To address the problem of microphone count variation in complex acoustic environments with microphone arrays, traditional sound source localization methods and single features cannot achieve accurate localization, and they rely heavily on fixed microphone arrays. Once the array structure changes, re-localization is required. To solve this problem, this paper aims to propose a variable-microphone sound source localization method based on cross-domain collaborative features and multi-head graph attention mechanism.
First, time-frequency domain fusion features are obtained using Short-Time Fourier Transform magnitude spectra (STFT), Inter-channel Phase Difference (IPD) and Generalized Cross-Correlation with Phase Transform (GCC-PHAT). These three complementary features jointly provide richer and more stable acoustic cues. Then, k-nearest neighbor (k-NN) is used to construct graph data for the microphone array, capturing spatial relationships among microphones. Finally, a multi-head graph attention mechanism is integrated into the graph neural network to adaptively learn the weights of neighboring nodes, enabling accurate localization even when the microphone topology changes.
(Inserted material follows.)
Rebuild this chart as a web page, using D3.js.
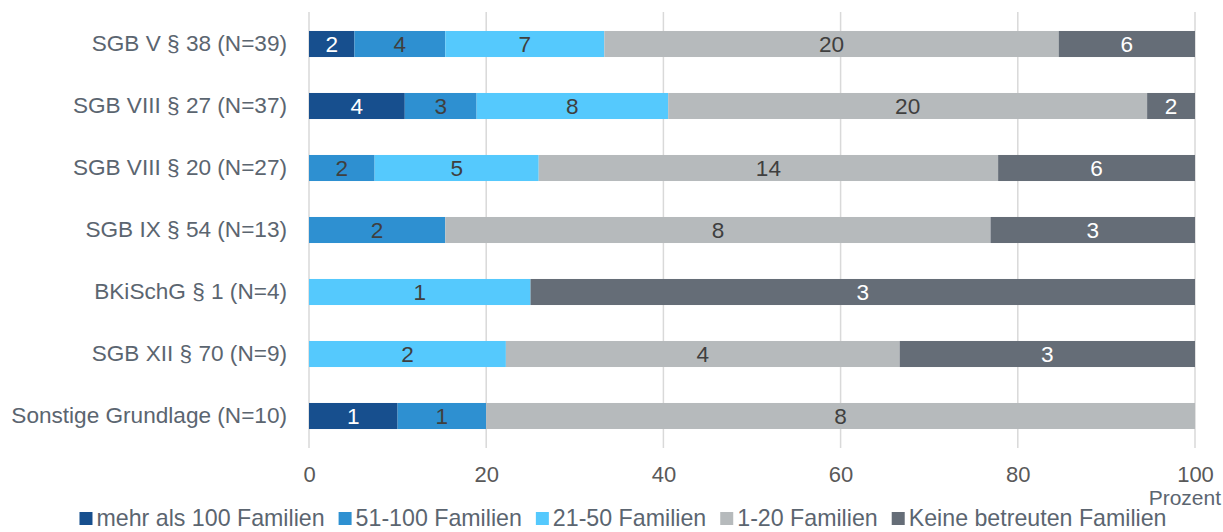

Simulation results show that the proposed method can accurately localize multiple sound sources and maintains high localization accuracy and low error even under challenging conditions such as reverberation and noise. Experimental results demonstrate that in real-world indoor and outdoor environments, the model achieves over 86% accuracy in multi-source localization even with damaged microphones, with localization errors within 0.47 meters.
The proposed method achieves accurate and robust multi-source localization in acoustically complex scenarios with varying microphone counts, making it suitable for harsh indoor and outdoor environments and offering a novel approach for advancing sound source localization technology.